The government’s reaction to rising extremism, including arrest and prosecution of several suspects without due process and transparency, is “fuelling alienation that these groups can further exploit”, it says.

“Reconciling with the opposition and hence stabilising the state requires both political compromises and an end to the repressive use of law enforcement agencies and abuse of the courts,” the report summarises.

Politicising the police and using elite forces, particularly the Rapid Action Battalion (RAB), to silence political dissent, are laying the seeds of future violence.

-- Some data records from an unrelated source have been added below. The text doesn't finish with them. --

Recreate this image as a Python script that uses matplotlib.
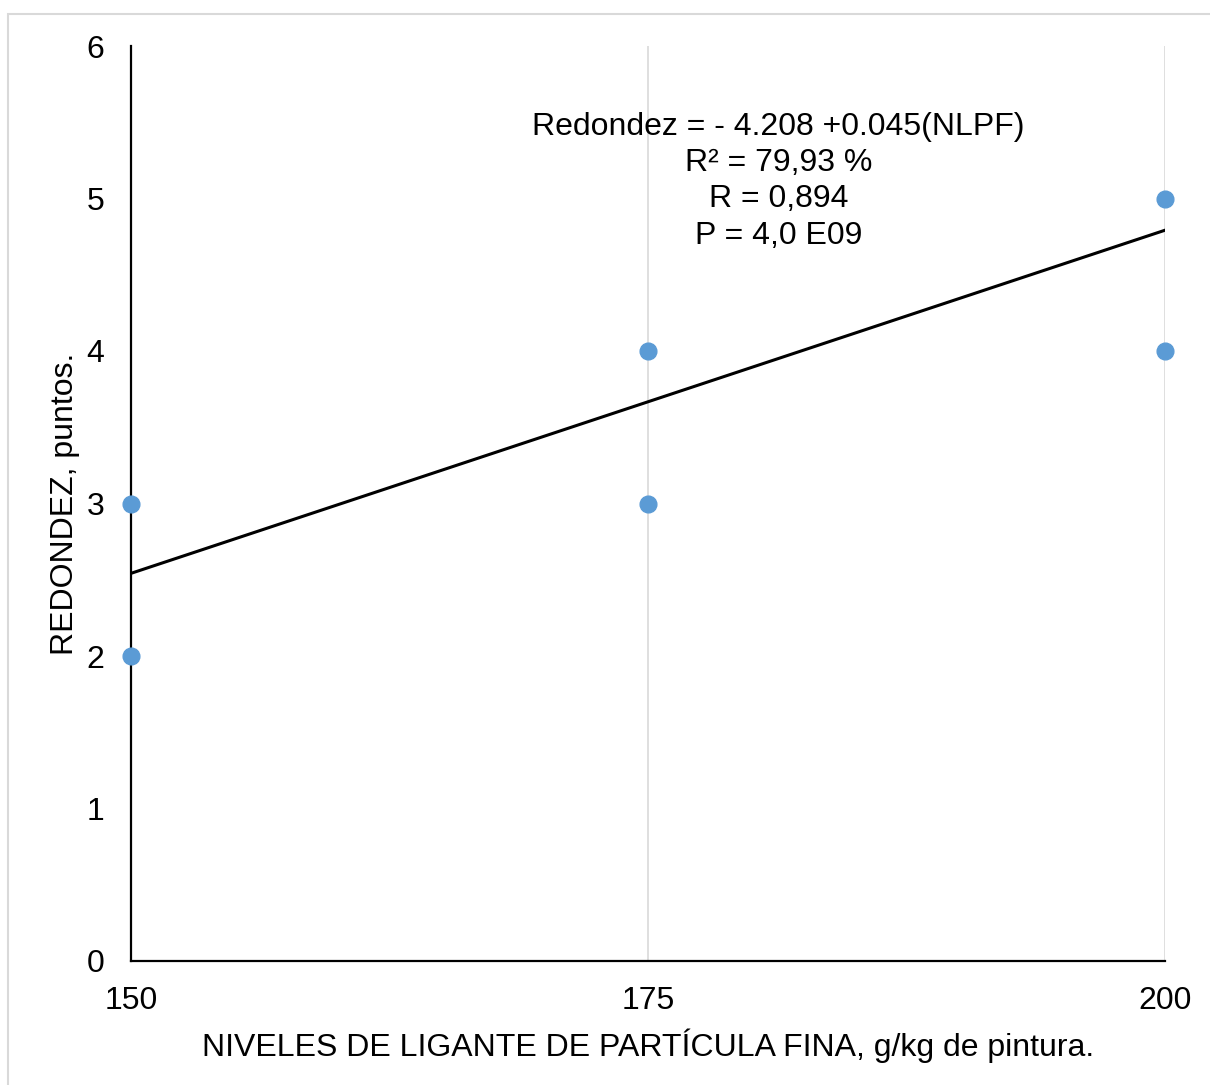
import matplotlib.pyplot as plt
import numpy as np
from matplotlib.patches import Rectangle

plt.rcParams['font.family'] = ['Liberation Sans', 'DejaVu Sans']

# data
niveles = [150, 150, 175, 175, 200, 200]
redondez = [3, 2, 4, 3, 5, 4]
intercepto = -4.208
pendiente = 0.045
x_ticks = [150, 175, 200]
y_ticks = [0, 1, 2, 3, 4, 5, 6]
ecuacion = ["Redondez = - 4.208 +0.045(NLPF)", "R² = 79,93 %", "R = 0,894", "P = 4,0 E09"]

fig = plt.figure(figsize=(12.1, 10.85), dpi=100)
ax = fig.add_axes([131 / 1210, 1 - 961 / 1085, 1034 / 1210, 915 / 1085])

# light frame around the chart area
fig.patches.append(Rectangle((8 / 1210, -0.01), 1.02, 1 - 14 / 1085 + 0.01,
                             transform=fig.transFigure, fill=False,
                             edgecolor='#d9d9d9', linewidth=1.5))

ax.set_xlim(150, 200)
ax.set_ylim(0, 6)
ax.set_xticks(x_ticks)
ax.set_yticks(y_ticks)
ax.grid(axis='x', color='#d9d9d9', linewidth=1.2)
ax.set_axisbelow(True)

for s in ['top', 'right']:
    ax.spines[s].set_visible(False)
for s in ['left', 'bottom']:
    ax.spines[s].set_color('black')
    ax.spines[s].set_linewidth(1.6)
ax.tick_params(length=0, labelsize=23)
ax.tick_params(axis='y', pad=19)
ax.tick_params(axis='x', pad=18)

xs = np.array([150, 200])
ax.plot(xs, intercepto + pendiente * xs, color='black', linewidth=2.2, zorder=3)
ax.scatter(niveles, redondez, s=145, color='#5B9BD5', zorder=4, clip_on=False)

ax.text(181.3, 5.567, "\n".join(ecuacion), ha='center', va='top', fontsize=23,
        linespacing=1.27)

ax.set_xlabel("NIVELES DE LIGANTE DE PARTÍCULA FINA, g/kg de pintura.", fontsize=23,
              labelpad=9)
ax.set_ylabel("REDONDEZ, puntos.", fontsize=23, labelpad=5)

fig.savefig("out.png", dpi=100)
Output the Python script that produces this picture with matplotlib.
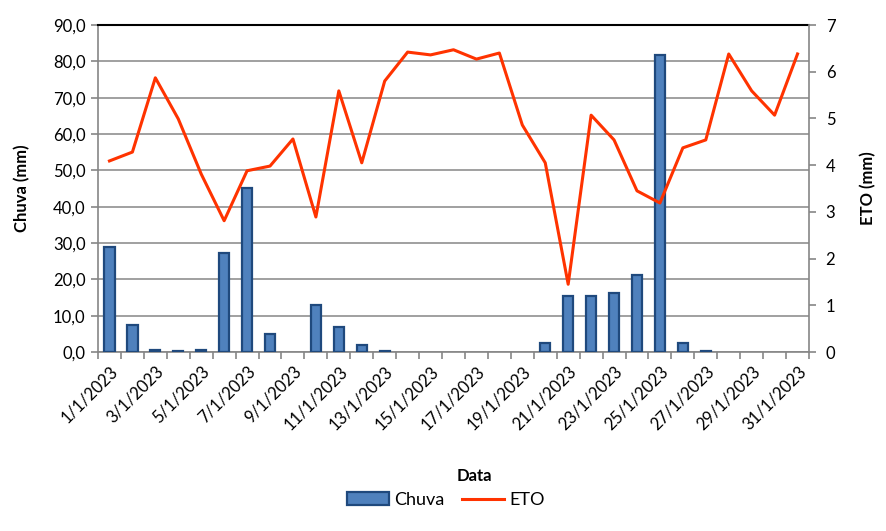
import numpy as np
import matplotlib
matplotlib.use('Agg')
import matplotlib.pyplot as plt
import matplotlib.ticker as plticker
from matplotlib.patches import Patch
from matplotlib.lines import Line2D

plt.rcParams['font.family'] = ['Lato', 'DejaVu Sans']

dias = [f'{d}/1/2023' for d in range(1, 32)]
chuva = [29.0, 7.5, 0.5, 0.2, 0.5, 27.3, 45.2, 5.0, 0.0, 13.0,
         7.0, 2.0, 0.2, 0.0, 0.0, 0.0, 0.0, 0.0, 0.0, 2.5,
         15.5, 15.5, 16.3, 21.2, 81.8, 2.5, 0.2, 0.0, 0.0, 0.0, 0.0]
eto = [4.09, 4.28, 5.87, 4.99, 3.81, 2.81, 3.88, 3.98, 4.56, 2.89,
       5.59, 4.05, 5.80, 6.42, 6.36, 6.47, 6.27, 6.40, 4.86, 4.05,
       1.45, 5.07, 4.54, 3.45, 3.19, 4.37, 4.54, 6.38, 5.59, 5.07, 6.38]

azul = '#4F81BD'
borda = '#1F497D'
laranja = '#FF3300'
cinza = '#868686'
fs = 12

fig = plt.figure(figsize=(8.86, 5.31), dpi=100)
ax = fig.add_axes([98 / 886, 1 - 352 / 531, (809 - 98) / 886, (352 - 25) / 531])
x = np.arange(len(dias))

# dias sem chuva nao desenham barra
alturas = np.where(np.array(chuva) > 0, chuva, np.nan)
ax.bar(x, alturas, width=0.45, color=azul, edgecolor=borda, linewidth=1.6, zorder=3)
ax.set_xlim(-0.5, len(dias) - 0.5)
ax.set_ylim(0, 90)
ax.yaxis.set_major_locator(plticker.MultipleLocator(10))
ax.yaxis.set_major_formatter(plticker.FuncFormatter(lambda v, p: f'{v:.1f}'.replace('.', ',')))
ax.grid(axis='y', color=cinza, linewidth=1.1, zorder=0)
ax.set_axisbelow(True)

ax.set_xticks(x[::2])
ax.set_xticklabels(dias[::2], rotation=45, ha='right', rotation_mode='anchor', fontsize=fs)
ax.set_xticks(np.arange(-0.5, len(dias)), minor=True)
ax.tick_params(axis='x', which='major', length=0, pad=8)
ax.tick_params(axis='x', which='minor', length=5, width=1.2, color=cinza, direction='out')
ax.tick_params(axis='y', length=5, width=1.2, color=cinza, labelsize=fs, pad=4)

for s in ['left', 'bottom']:
    ax.spines[s].set_color(cinza)
    ax.spines[s].set_linewidth(1.2)
ax.spines['right'].set_visible(False)
ax.spines['top'].set_color('black')
ax.spines['top'].set_linewidth(1.5)

ax.set_ylabel('Chuva (mm)', fontsize=fs, fontweight='bold')
ax.yaxis.set_label_coords(-0.095, 0.5)
ax.set_xlabel('Data', fontsize=fs, fontweight='bold')
ax.xaxis.set_label_coords(0.53, -0.355)

ax2 = ax.twinx()
ax2.plot(x, eto, color=laranja, linewidth=2.2, zorder=4)
ax2.set_ylim(0, 7)
ax2.yaxis.set_major_locator(plticker.MultipleLocator(1))
ax2.tick_params(axis='y', length=5, width=1.2, color=cinza, labelsize=fs, pad=7)
for s in ['left', 'top', 'bottom']:
    ax2.spines[s].set_visible(False)
ax2.spines['right'].set_color(cinza)
ax2.spines['right'].set_linewidth(1.2)
ax2.set_ylabel('ETO (mm)', fontsize=fs, fontweight='bold')
ax2.yaxis.set_label_coords(1.072, 0.5)

handles = [Patch(facecolor=azul, edgecolor=borda, linewidth=1.6),
           Line2D([0], [0], color=laranja, linewidth=2.2)]
fig.legend(handles, ['Chuva', 'ETO'], loc='center', bbox_to_anchor=(446 / 886, 1 - 500 / 531),
           ncol=2, frameon=False, fontsize=13, handlelength=2.3, handleheight=0.75,
           columnspacing=1.0, handletextpad=0.3)

fig.savefig('out.png', dpi=100)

By concentrating on targeting the opposition, the police are failing to curb criminality; the prisons are overburdened by the mass arrests of opposition leaders and activists; and the judiciary, perceived as partisan for trials and sentences based on political grounds, is losing credibility.

“The result is a justice system that swings between two extremes: woefully slow and dysfunctional for ordinary cases and speedy, undermining due process, in politically charged ones”.

The problems surrounding delivery of justice are further compounded by legal mechanisms to silence civil society and prevent media scrutiny and parallel processes that undermine due process in politically charged cases.

“If mainstream dissent remains closed, more and more government opponents may come to view violence and violent groups as their only recourse,” the Group warned.

The summary of the 41-page report begins with Bangladesh’s political context in which the ruling Awami League has a long political rivalry with the opposition Bangladesh National Party (BNP).

The report says as the rivalry reaches “new heights”, so does its “repression”.

“At the same time, a deeply politicised, dysfunctional criminal justice system is undermining rather than buttressing the rule of law,” it said.

“Heavy-handed measures are denting the government’s legitimacy and, by provoking violent counter-responses, benefitting violent party wings and extremist groups alike”.

The BNP and its Jamaat-e-Islami ally marked the anniversary of the disputed 2014 elections with indiscriminately violent strikes and traffic blockades, which were “matched brutally by the state”.

The Crisis Group says the BNP now appears “less willing to resort to violence to unseat the government”.

Its decision to re-enter the political mainstream gives the government “an opportunity it should exploit by urgently resuming dialogue with the opposition”.

“To demonstrate sincerity, as a first step, it (government) should end use of the rule of law institutions to target opponents and silence critics”.

“Accepting legitimate avenues of participation and dissent would also help regain some lost legitimacy and the trust of citizens in the state’s provision of both justice and security,” the report suggested.

“So long as there is no independent court system to arbitrate disputes fairly, the parties are likely to continue taking those disputes to the streets, but a neutral judiciary could help defuse tensions by upholding fundamental principles and preventing executive excesses.”

The Crisis Group says it is committed “to preventing and resolving deadly conflict”.